MTN’s shares: going for a song?

National Empowerment Fund (NEF) chief executive Philisiwe Buthelezi has described the fund’s offer of discounted shares in MTN as “unique, exciting and historic”.

There have been other retail offerings reserved exclusively for black people over the years, most recently Telkom’s Khulisa scheme.

The prospect of getting a piece of a company that has shown spectacular growth by focusing on investing in developing countries is surely exciting. But does the Asonge share scheme, which opened this week, further the aims of BEE?

What’s good about the scheme is that it is a better version of broad-based empowerment than those of consortia that have often been involved in big BEE deals.

With one or more lead partners and many individuals and black organisations, at least one of these consortia proved simply to be a vehicle for the lead partner to get a handsome stake by buying out the smaller members of the consortium.

Some other consortia have proved to be unwieldy and ultimately unsustainable. Most, having served the purposes of advertising the deals as being broad-based, are never heard of again. The National Empowerment Consortium, which at one stage provided the empowerment credentials for MTN and Johnnic Communications through Johnnic Holdings, seems to have just faded away.

The Asonge scheme will give ordinary black South Africans with money to spare the chance — by offering a reasonably safe opportunity — to make money in the medium term through investing in a blue-chip company.

The way it works is that the individual can subscribe for a minimum of R2 000 and a maximum of R50 000 worth of MTN shares at a discount of 20% on last Friday’s closing MTN share price of R99,51. That means shares now worth upwards of R100 are available for R80.

One has to keep the shares for at least one year.

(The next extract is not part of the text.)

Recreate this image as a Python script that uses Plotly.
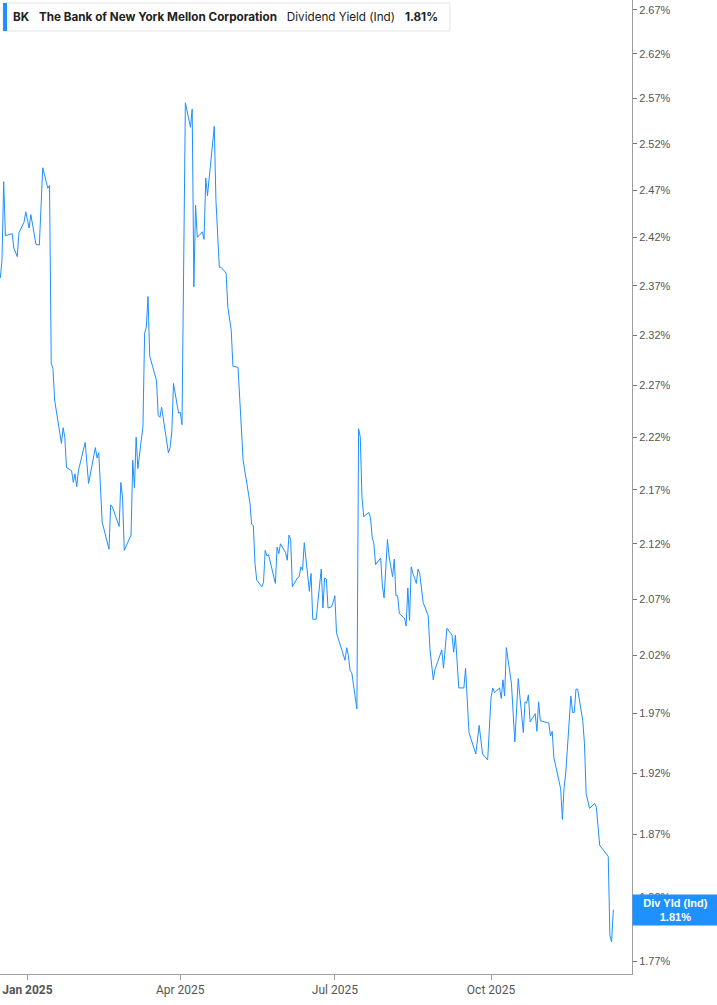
import math
import plotly.graph_objects as go

dates = [
    "2024-12-16", "2024-12-17", "2024-12-18", "2024-12-19", "2024-12-23", "2024-12-24", "2024-12-26",
    "2024-12-27", "2024-12-30", "2024-12-31", "2025-01-02", "2025-01-03", "2025-01-06", "2025-01-08",
    "2025-01-10", "2025-01-13", "2025-01-14", "2025-01-15", "2025-01-16", "2025-01-17", "2025-01-21",
    "2025-01-22", "2025-01-23", "2025-01-24", "2025-01-27", "2025-01-28", "2025-01-29", "2025-01-30",
    "2025-01-31", "2025-02-04", "2025-02-06", "2025-02-10", "2025-02-11", "2025-02-12", "2025-02-14",
    "2025-02-18", "2025-02-19", "2025-02-20", "2025-02-24", "2025-02-25", "2025-02-26", "2025-02-27",
    "2025-03-03", "2025-03-04", "2025-03-05", "2025-03-06", "2025-03-07", "2025-03-10", "2025-03-11",
    "2025-03-12", "2025-03-13", "2025-03-14", "2025-03-18", "2025-03-19", "2025-03-20", "2025-03-21",
    "2025-03-25", "2025-03-26", "2025-03-27", "2025-03-28", "2025-03-31", "2025-04-01", "2025-04-02",
    "2025-04-03", "2025-04-04", "2025-04-07", "2025-04-08", "2025-04-09", "2025-04-10", "2025-04-11",
    "2025-04-14", "2025-04-15", "2025-04-16", "2025-04-17", "2025-04-18", "2025-04-21", "2025-04-22",
    "2025-04-24", "2025-04-25", "2025-04-28", "2025-04-29", "2025-05-01", "2025-05-02", "2025-05-05",
    "2025-05-08", "2025-05-12", "2025-05-13", "2025-05-14", "2025-05-15", "2025-05-16", "2025-05-19",
    "2025-05-20", "2025-05-21", "2025-05-22", "2025-05-23", "2025-05-27", "2025-05-28", "2025-05-29",
    "2025-05-30", "2025-06-02", "2025-06-03", "2025-06-04", "2025-06-05", "2025-06-06", "2025-06-09",
    "2025-06-10", "2025-06-11", "2025-06-12", "2025-06-13", "2025-06-16", "2025-06-17", "2025-06-18",
    "2025-06-20", "2025-06-23", "2025-06-24", "2025-06-25", "2025-06-26", "2025-06-27", "2025-06-29",
    "2025-06-30", "2025-07-01", "2025-07-02", "2025-07-03", "2025-07-07", "2025-07-08", "2025-07-09",
    "2025-07-10", "2025-07-11", "2025-07-14", "2025-07-15", "2025-07-16", "2025-07-17", "2025-07-18",
    "2025-07-21", "2025-07-22", "2025-07-23", "2025-07-24", "2025-07-25", "2025-07-28", "2025-07-29",
    "2025-07-30", "2025-08-01", "2025-08-02", "2025-08-04", "2025-08-05", "2025-08-06", "2025-08-07",
    "2025-08-08", "2025-08-11", "2025-08-12", "2025-08-13", "2025-08-14", "2025-08-15", "2025-08-16",
    "2025-08-18", "2025-08-19", "2025-08-20", "2025-08-22", "2025-08-25", "2025-08-26", "2025-08-28",
    "2025-08-29", "2025-09-02", "2025-09-03", "2025-09-05", "2025-09-08", "2025-09-09", "2025-09-10",
    "2025-09-12", "2025-09-15", "2025-09-16", "2025-09-18", "2025-09-22", "2025-09-24", "2025-09-26",
    "2025-09-29", "2025-10-01", "2025-10-02", "2025-10-03", "2025-10-06", "2025-10-07", "2025-10-08",
    "2025-10-09", "2025-10-10", "2025-10-13", "2025-10-15", "2025-10-17", "2025-10-20", "2025-10-21",
    "2025-10-22", "2025-10-23", "2025-10-24", "2025-10-27", "2025-10-28", "2025-10-29", "2025-10-30",
    "2025-11-04", "2025-11-05", "2025-11-06", "2025-11-07", "2025-11-11", "2025-11-12", "2025-11-13",
    "2025-11-14", "2025-11-17", "2025-11-18", "2025-11-19", "2025-11-20", "2025-11-21", "2025-11-24",
    "2025-11-25", "2025-11-26", "2025-11-28", "2025-12-01", "2025-12-02", "2025-12-04", "2025-12-08",
    "2025-12-09", "2025-12-10", "2025-12-11", "2025-12-12",
]

div_yield = [
    2.378, 2.396, 2.479, 2.422, 2.424, 2.409, 2.400,
    2.425, 2.436, 2.447, 2.430, 2.444, 2.413, 2.412,
    2.494, 2.472, 2.475, 2.292, 2.287, 2.256, 2.214,
    2.229, 2.220, 2.191, 2.188, 2.177, 2.185, 2.173,
    2.188, 2.215, 2.176, 2.210, 2.200, 2.205, 2.140,
    2.115, 2.156, 2.154, 2.136, 2.177, 2.163, 2.114,
    2.128, 2.198, 2.172, 2.220, 2.190, 2.230, 2.322,
    2.328, 2.359, 2.299, 2.275, 2.241, 2.239, 2.249,
    2.205, 2.210, 2.225, 2.272, 2.243, 2.244, 2.232,
    2.376, 2.565, 2.538, 2.558, 2.369, 2.454, 2.420,
    2.426, 2.418, 2.483, 2.464, 2.481, 2.539, 2.459,
    2.389, 2.389, 2.383, 2.348, 2.325, 2.289, 2.288,
    2.198, 2.158, 2.138, 2.137, 2.102, 2.087, 2.081,
    2.085, 2.114, 2.109, 2.110, 2.084, 2.117, 2.111,
    2.120, 2.112, 2.105, 2.128, 2.124, 2.081, 2.089,
    2.090, 2.099, 2.096, 2.121, 2.077, 2.093, 2.052,
    2.052, 2.097, 2.062, 2.089, 2.088, 2.062, 2.063,
    2.067, 2.073, 2.040, 2.035, 2.016, 2.027, 2.020,
    2.007, 2.005, 1.974, 2.228, 2.220, 2.163, 2.145,
    2.149, 2.144, 2.126, 2.120, 2.101, 2.107, 2.082,
    2.071, 2.124, 2.108, 2.090, 2.106, 2.073, 2.073,
    2.057, 2.053, 2.046, 2.080, 2.051, 2.099, 2.093,
    2.084, 2.097, 2.093, 2.067, 2.055, 2.026, 1.999,
    2.008, 2.025, 2.009, 2.044, 2.038, 2.023, 2.038,
    1.992, 1.992, 2.009, 1.954, 1.936, 1.960, 1.936,
    1.931, 1.984, 1.992, 1.988, 1.992, 1.983, 1.999,
    1.985, 2.027, 1.996, 1.946, 2.000, 1.954, 1.980,
    1.979, 1.986, 1.963, 1.970, 1.955, 1.980, 1.964,
    1.962, 1.951, 1.955, 1.933, 1.907, 1.882, 1.908,
    1.920, 1.985, 1.971, 1.971, 1.991, 1.991, 1.964,
    1.945, 1.903, 1.891, 1.895, 1.892, 1.861, 1.854,
    1.852, 1.790, 1.785, 1.810,
]

y_ticks = [1.77, 1.82, 1.87, 1.92, 1.97, 2.02, 2.07, 2.12, 2.17, 2.22, 2.27, 2.32,
           2.37, 2.42, 2.47, 2.52, 2.57, 2.62, 2.67]
y_tick_labels = [f"{v:.2f}%" for v in y_ticks]
x_ticks = ["2025-01-01", "2025-04-01", "2025-07-01", "2025-10-01"]
x_tick_labels = ["<b>Jan 2025</b>", "Apr 2025", "Jul 2025", "Oct 2025"]

ticker = "BK"
company = "The Bank of New York Mellon Corporation"
metric = "Dividend Yield (Ind)"
last_label = "Div Yld (Ind)"
last_value = div_yield[-1]

LINE = "#1f8fff"
AXIS_FONT = "Liberation Sans Narrow, Roboto, Arial, sans-serif"

fig = go.Figure()
fig.add_trace(go.Scatter(
    x=dates, y=div_yield, mode="lines",
    line=dict(color=LINE, width=1.0),
    showlegend=False, hoverinfo="x+y",
))

fig.update_layout(
    width=717, height=1005,
    margin=dict(l=0, r=85, t=0, b=31),
    paper_bgcolor="white", plot_bgcolor="white",
    showlegend=False,
    xaxis=dict(
        type="date",
        range=["2024-12-15 20:00", "2025-12-23 00:00"],
        tickvals=x_ticks, ticktext=x_tick_labels,
        showgrid=False, zeroline=False,
        showline=True, linecolor="#9e9e9e", linewidth=1,
        ticks="outside", ticklen=5, tickcolor="#9e9e9e",
        tickfont=dict(family=AXIS_FONT, size=12, color="#555555"),
    ),
    yaxis=dict(
        type="log", side="right",
        range=[math.log10(1.7604), math.log10(2.6815)],
        tickvals=y_ticks, ticktext=y_tick_labels,
        showgrid=False, zeroline=False,
        showline=True, linecolor="#9e9e9e", linewidth=1,
        ticks="outside", ticklen=4, tickcolor="#777777",
        tickfont=dict(family="Arial, Liberation Sans, sans-serif", size=11, color="#555555"),
    ),
)

# header box (legend-like)
fig.add_shape(type="rect", xref="paper", yref="paper",
              x0=0.0048, x1=0.712, y0=0.9682, y1=0.9969,
              fillcolor="white", line=dict(color="#e3e3e3", width=1), layer="above")
fig.add_shape(type="rect", xref="paper", yref="paper",
              x0=0.0048, x1=0.0111, y0=0.9682, y1=0.9969,
              fillcolor=LINE, line=dict(width=0), layer="above")
fig.add_annotation(
    xref="paper", yref="paper", x=0.017, y=0.9826, xanchor="left", yanchor="middle",
    text=(f"<b>{ticker}</b>&nbsp;&nbsp;&nbsp;<b>{company}</b>&nbsp;&nbsp;&nbsp;"
          f"{metric}&nbsp;&nbsp;&nbsp;<b>{last_value:.2f}%</b>"),
    showarrow=False, align="left",
    font=dict(family="Inter, Arial, sans-serif", size=11.7, color="#222222"),
)

# last value label on the right axis
fig.add_annotation(
    xref="paper", yref="y", x=1.0, y=math.log10(last_value), xanchor="left", yanchor="middle",
    text=f"<b>{last_label}<br>{last_value:.2f}%</b>",
    showarrow=False, align="center", width=81,
    font=dict(family="Arial, Liberation Sans, sans-serif", size=11, color="white"),
    bgcolor="#1e90ff", borderpad=2,
)

fig.write_html("out.html", config={"displayModeBar": False},
               post_script="document.body.style.margin='0';")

They can be sold after that, but if held for at least two years, the shareholder gets an extra share for every 10 still held.

Stokvels, burial societies and registered savings groups can buy up to R100 000 worth of discounted shares.

Remember that the NEF is bearing the cost of the sale of the shares, which a broker would normally charge, so that is a plus.

The bad? It has been pointed out that the kind of spectacular gains the members of the Khulisa broad-based scheme have seen are unlikely to be repeated with MTN. When shares were offered in South Africa’s telecommunications giant Telkom in 2003, the company was listing and was at the beginning of its monopoly-assured growth path. MTN is a much more mature company.

The immutable law of investing is high risk, high reward and, though this is mitigated by the discount, the stock exchange is still a risky place. The risk attached to investing in shares is that any number of factors outside of MTN’s control could hit the share price. No one is expecting anything untoward, but such is the nature of disasters: if anyone could anticipate them, they wouldn’t be disasters.

Those with long memories will remember that the 300 000 new shareholders created in 1989 when Iscor was privatised — the shares neither discounted nor the shareholders locked in — would probably have had a bitter introduction to capitalism as the share went on a roller-coaster ride in the following years, though they would have scored in the very long run.

MTN has surprised sceptical investors before, breathtakingly so when it went into Nigeria in a move many thought was risky but turned out to be marvellously profitable.

This scheme, like other retail schemes, will do nothing to enhance black business or radically change the ownership pattern of the economy. Broad-based empowerment is essentially passive investment, while narrow-based investment at least has the prospect of influencing the strategic direction of the company.

What are these retail share offerings really for? Broad-based schemes are not without cost — who pays for the 20% discount and the cost of publicity and scheme management, after all? In this case it must be seen as state revenue foregone.

In Eastern Europe, broad-based offerings were seen as a way to overcome resistance to privatisation and the restructuring of previously state-run economies. Similarly, employee share ownership schemes in the UK were seen as promoting “people’s capitalism”. Here, broad-based schemes are a way of overcoming resentment about the “enrichment of the few”. But while they might serve the political purpose of keeping a lid on criticism for a while, so far they show no sign of displacing narrow-based empowerment.

For an established company looking for BEE partners, it is easier to find a black individual or company, especially since only one or bonus points are won in the scorecard for broad-based schemes.

In any case, if you have the cash and are an African, coloured or Indian South African, you have until August 16 to apply. I am not a personal finance expert, but I would take a punt. The odds are much better than those slot machines offer.